§ **TASK STATEMENT**
Write out again, exactly as they appear, the lines from the line with "Write the React, TypeScript" through the line with "const data = categories.map((type, i)". Do not include any pictures.

☆ ☆ ☆ ☆ ☆

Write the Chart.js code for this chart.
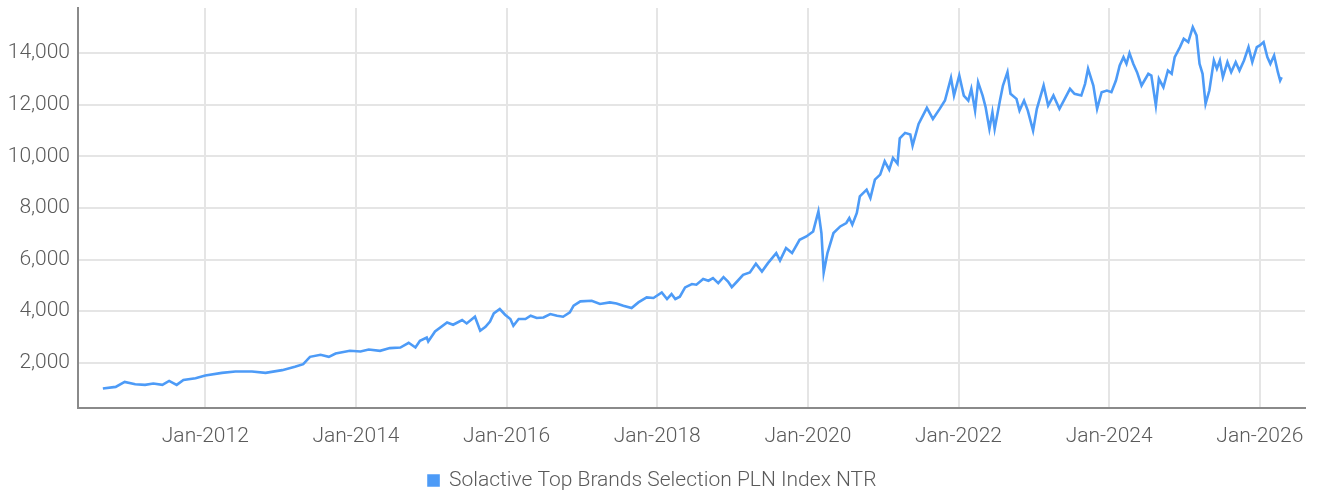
<!DOCTYPE html>
<html>
<head>
<meta charset="utf-8">
<script src="https://cdn.jsdelivr.net/npm/chart.js@4.4.1/dist/chart.umd.min.js"></script>
<style>
  html, body { margin: 0; padding: 0; background: #fff; }
  #wrap { width: 1317px; height: 493px; }
</style>
</head>
<body>
<div id="wrap"><canvas id="indexChart" width="1317" height="493"></canvas></div>
<script>
// dates as decimal years
const dates = [
    2010.64, 2010.81, 2010.93, 2011.07, 2011.20, 2011.31, 2011.43, 2011.52, 2011.62, 2011.71,
    2011.87, 2012.00, 2012.22, 2012.40, 2012.62, 2012.80, 2013.02, 2013.19, 2013.30, 2013.39,
    2013.53, 2013.64, 2013.73, 2013.92, 2014.06, 2014.17, 2014.32, 2014.45, 2014.59, 2014.70,
    2014.79, 2014.85, 2014.94, 2014.96, 2015.05, 2015.21, 2015.29, 2015.41, 2015.47, 2015.58,
    2015.65, 2015.72, 2015.78, 2015.83, 2015.91, 2015.98, 2016.05, 2016.09, 2016.16, 2016.25,
    2016.32, 2016.40, 2016.49, 2016.58, 2016.67, 2016.75, 2016.84, 2016.89, 2016.98, 2017.13,
    2017.24, 2017.37, 2017.46, 2017.55, 2017.66, 2017.75, 2017.86, 2017.95, 2018.06, 2018.13,
    2018.19, 2018.24, 2018.30, 2018.37, 2018.46, 2018.52, 2018.61, 2018.68, 2018.74, 2018.81,
    2018.88, 2018.94, 2018.99, 2019.06, 2019.14, 2019.23, 2019.31, 2019.39, 2019.47, 2019.58,
    2019.63, 2019.71, 2019.79, 2019.89, 2019.98, 2020.07, 2020.14, 2020.18, 2020.21, 2020.26,
    2020.34, 2020.43, 2020.51, 2020.55, 2020.59, 2020.65, 2020.69, 2020.78, 2020.83, 2020.89,
    2020.96, 2021.02, 2021.08, 2021.13, 2021.19, 2021.22, 2021.29, 2021.36, 2021.39, 2021.47,
    2021.58, 2021.66, 2021.75, 2021.82, 2021.90, 2021.94, 2022.01, 2022.07, 2022.13, 2022.17,
    2022.22, 2022.26, 2022.32, 2022.36, 2022.41, 2022.45, 2022.48, 2022.55, 2022.59, 2022.65,
    2022.69, 2022.77, 2022.81, 2022.87, 2022.92, 2022.99, 2023.04, 2023.13, 2023.19, 2023.26,
    2023.34, 2023.41, 2023.48, 2023.54, 2023.63, 2023.68, 2023.72, 2023.79, 2023.84, 2023.90,
    2023.97, 2024.03, 2024.09, 2024.14, 2024.19, 2024.23, 2024.27, 2024.32, 2024.37, 2024.43,
    2024.52, 2024.56, 2024.62, 2024.66, 2024.72, 2024.78, 2024.83, 2024.87, 2024.94, 2024.99,
    2025.05, 2025.11, 2025.16, 2025.20, 2025.24, 2025.28, 2025.33, 2025.39, 2025.43, 2025.47,
    2025.51, 2025.57, 2025.62, 2025.68, 2025.73, 2025.79, 2025.85, 2025.90, 2025.96, 2026.00,
    2026.05, 2026.10, 2026.14, 2026.19, 2026.24, 2026.27, 2026.29
];

const indexValues = [
    1003, 1068, 1262, 1173, 1146, 1197, 1146, 1301, 1146, 1340,
    1406, 1507, 1612, 1662, 1662, 1612, 1717, 1845, 1950, 2233,
    2311, 2233, 2361, 2466, 2439, 2516, 2466, 2571, 2594, 2777,
    2594, 2854, 2982, 2827, 3215, 3565, 3476, 3658, 3526, 3786,
    3243, 3398, 3603, 3914, 4085, 3864, 3697, 3437, 3697, 3697,
    3825, 3736, 3759, 3891, 3825, 3786, 3953, 4213, 4381, 4407,
    4279, 4341, 4302, 4213, 4124, 4341, 4535, 4512, 4729, 4473,
    4667, 4473, 4562, 4923, 5054, 5027, 5248, 5182, 5283, 5089,
    5322, 5152, 4935, 5152, 5410, 5500, 5838, 5539, 5864, 6253,
    5966, 6447, 6253, 6770, 6898, 7092, 7868, 7030, 5500, 6253,
    7030, 7286, 7418, 7612, 7352, 7806, 8451, 8711, 8389, 9099,
    9293, 9810, 9487, 9941, 9720, 10700, 10911, 10845, 10417, 11258,
    11880, 11453, 11841, 12163, 13044, 12357, 13134, 12357, 12163, 12617,
    11775, 12875, 12357, 11904, 11065, 11710, 11065, 12163, 12746, 13262,
    12424, 12229, 11775, 12163, 11775, 10998, 11841, 12746, 11969, 12357,
    11841, 12229, 12617, 12424, 12357, 12812, 13394, 12746, 11841, 12488,
    12551, 12488, 12941, 13523, 13846, 13588, 14000, 13588, 13262, 12746,
    13199, 13134, 11969, 13005, 12680, 13328, 13199, 13846, 14234, 14560,
    14428, 15010, 14688, 13588, 13199, 12035, 12551, 13717, 13394, 13717,
    13070, 13652, 13262, 13652, 13328, 13717, 14234, 13652, 14234, 14300,
    14428, 13846, 13588, 13911, 13262, 12941, 13070
];

const xTickValues = [2012, 2014, 2016, 2018, 2020, 2022, 2024, 2026];
const xTickLabels = ['Jan-2012', 'Jan-2014', 'Jan-2016', 'Jan-2018', 'Jan-2020', 'Jan-2022', 'Jan-2024', 'Jan-2026'];
const yTickValues = [2000, 4000, 6000, 8000, 10000, 12000, 14000];

const seriesName = 'Solactive Top Brands Selection PLN Index NTR';

const fontFamily = "Roboto, sans-serif";
const textColor = '#5a5a5a';

const ctx = document.getElementById('indexChart').getContext('2d');

new Chart(ctx, {
    type: 'line',
    data: {
        datasets: [
            {
                label: seriesName,
                data: dates.map((d, i) => ({ x: d, y: indexValues[i] })),
                borderColor: '#4d9bf7',
                backgroundColor: '#4d9bf7',
                borderWidth: 2.6,
                tension: 0,
                pointRadius: 0,
                fill: false
            }
        ]
    },
    options: {
        responsive: false,
        animation: false,
        layout: {
            padding: { left: 0, right: 12, top: 8, bottom: -8 }
        },
        plugins: {
            tooltip: { enabled: false },
            legend: {
                display: true,
                position: 'bottom',
                labels: {
                    color: textColor,
                    boxWidth: 10,
                    boxHeight: 10,
                    padding: 2,
                    font: { family: fontFamily, size: 21, weight: 300 }
                }
            }
        },
        scales: {
            x: {
                type: 'linear',
                min: 2010.31,
                max: 2026.6,
                afterBuildTicks: scale => {
                    scale.ticks = xTickValues.map(v => ({ value: v }));
                },
                afterFit: scale => {
                    scale.height = 60;
                    scale.paddingLeft = 0;
                    scale.paddingRight = 0;
                },
                ticks: {
                    color: textColor,
                    padding: 16,
                    maxRotation: 0,
                    autoSkip: false,
                    font: { family: fontFamily, size: 21, weight: 300 },
                    callback: value => xTickLabels[xTickValues.indexOf(value)]
                },
                grid: {
                    color: '#e5e5e5',
                    lineWidth: 2,
                    drawTicks: false
                },
                border: { color: '#8a8a8a', width: 2 }
            },
            y: {
                min: 250,
                max: 15750,
                afterBuildTicks: scale => {
                    scale.ticks = yTickValues.map(v => ({ value: v }));
                },
                afterFit: scale => {
                    scale.width = 78;
                    scale.paddingTop = 0;
                    scale.paddingBottom = 0;
                },
                ticks: {
                    color: textColor,
                    padding: 8,
                    font: { family: fontFamily, size: 21, weight: 300 },
                    callback: value => value.toLocaleString('en-US')
                },
                grid: {
                    color: '#e5e5e5',
                    lineWidth: 2,
                    drawTicks: false
                },
                border: { color: '#8a8a8a', width: 2 }
            }
        }
    }
});
</script>
</body>
</html>
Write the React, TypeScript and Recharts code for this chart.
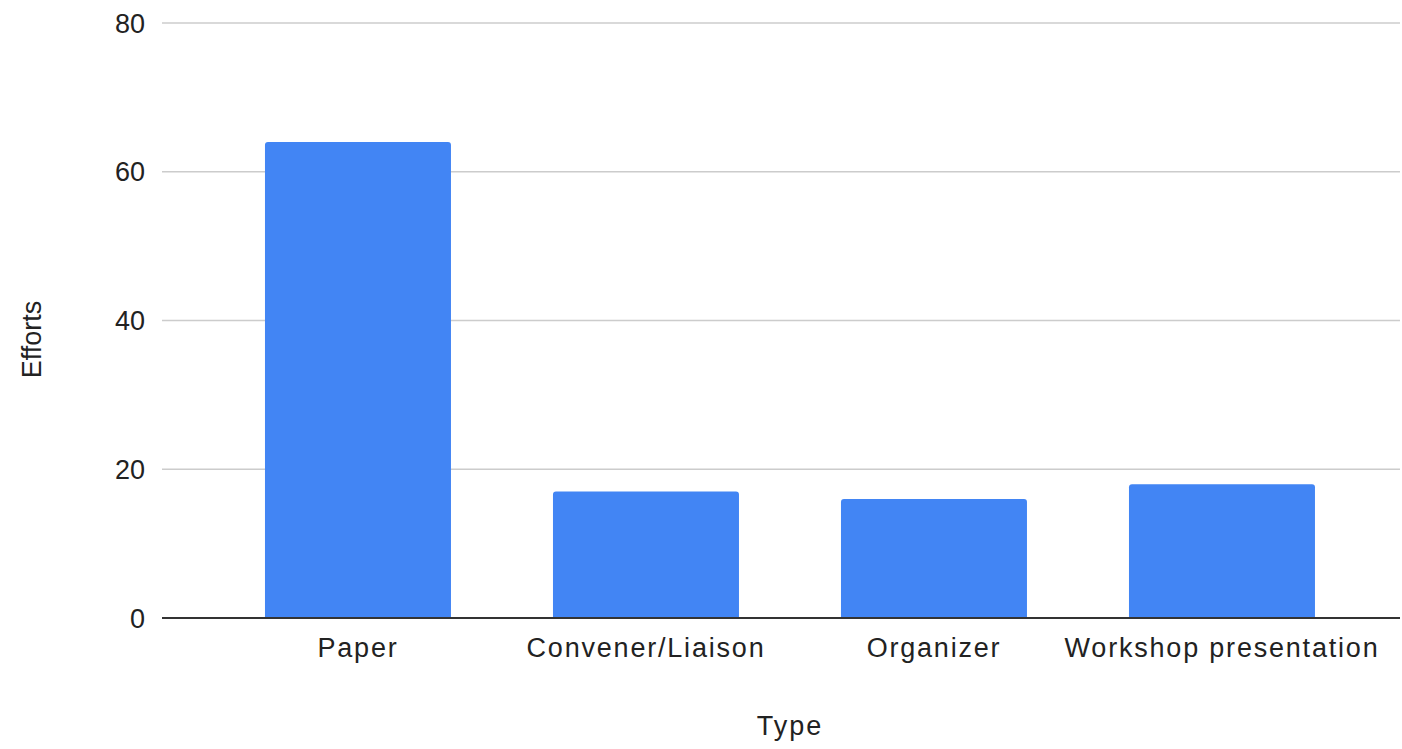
import React from 'react';
import { BarChart, Bar, XAxis, YAxis, CartesianGrid, Label } from 'recharts';

const categories = ['Paper', 'Convener/Liaison', 'Organizer', 'Workshop presentation'];
const efforts = [64, 17, 16, 18];
const yTicks = [0, 20, 40, 60, 80];

const data = categories.map((type, i) => ({ type, efforts: efforts[i] }));

const FONT = '"Liberation Sans", Arial, sans-serif';
const TEXT = '#222222';
const PAD_LEFT = 52;
const PAD_RIGHT = 34;

const XTitle = (props: any) => {
  const vb = props.viewBox || {};
  const cx = vb.x + vb.width / 2 + (PAD_LEFT - PAD_RIGHT) / 2;
  return (
    <text x={cx} y={vb.y + 117} textAnchor="middle" fill={TEXT} fontSize={27} fontFamily={FONT} letterSpacing={2}>
      Type
    </text>
  );
};

const YTitle = (props: any) => {
  const vb = props.viewBox || {};
  const cx = vb.x + 32;
  const cy = vb.y + vb.height / 2 + 19;
  return (
    <text
      x={cx}
      y={cy}
      transform={`rotate(-90, ${cx}, ${cy})`}
      textAnchor="middle"
      dominantBaseline="central"
      fill={TEXT}
      fontSize={27}
      fontFamily={FONT}
    >
      Efforts
    </text>
  );
};

export default function App() {
  return (
    <div style={{ position: 'absolute', left: 0, top: 0, background: '#fff' }}>
      <BarChart
        width={1402}
        height={749}
        data={data}
        margin={{ top: 23, right: 2, bottom: 0, left: 0 }}
        barCategoryGap="17.7%"
        style={{ fontFamily: FONT }}
      >
        <CartesianGrid vertical={false} stroke="#cccccc" strokeWidth={1.5} />
        <XAxis
          dataKey="type"
          height={131}
          padding={{ left: PAD_LEFT, right: PAD_RIGHT }}
          tickLine={false}
          tickSize={0}
          tickMargin={20}
          axisLine={{ stroke: '#333333', strokeWidth: 2 }}
          tick={{ fill: TEXT, fontSize: 27, fontFamily: FONT, letterSpacing: 1.8 }}
          interval={0}
        >
          <Label content={<XTitle />} />
        </XAxis>
        <YAxis
          width={162}
          domain={[0, 80]}
          ticks={yTicks}
          axisLine={false}
          tickLine={false}
          tickSize={0}
          tickMargin={17}
          tick={{ fill: TEXT, fontSize: 27, fontFamily: FONT }}
        >
          <Label content={<YTitle />} />
        </YAxis>
        <Bar dataKey="efforts" fill="#4285F4" radius={[3, 3, 0, 0]} isAnimationActive={false} />
      </BarChart>
    </div>
  );
}
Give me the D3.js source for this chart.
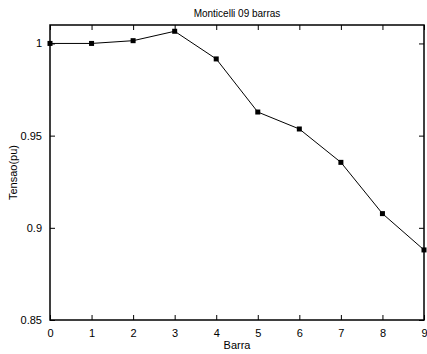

☆ ☆ ☆ ☆ ☆

§ **WORKED SOLUTION**
Write the React, TypeScript and Recharts code for this chart.
import React from 'react';
import { BarChart, Bar, XAxis, YAxis, CartesianGrid, Label } from 'recharts';

const categories = ['Paper', 'Convener/Liaison', 'Organizer', 'Workshop presentation'];
const efforts = [64, 17, 16, 18];
const yTicks = [0, 20, 40, 60, 80];

const data = categories.map((type, i) => ({ type, efforts: efforts[i] }));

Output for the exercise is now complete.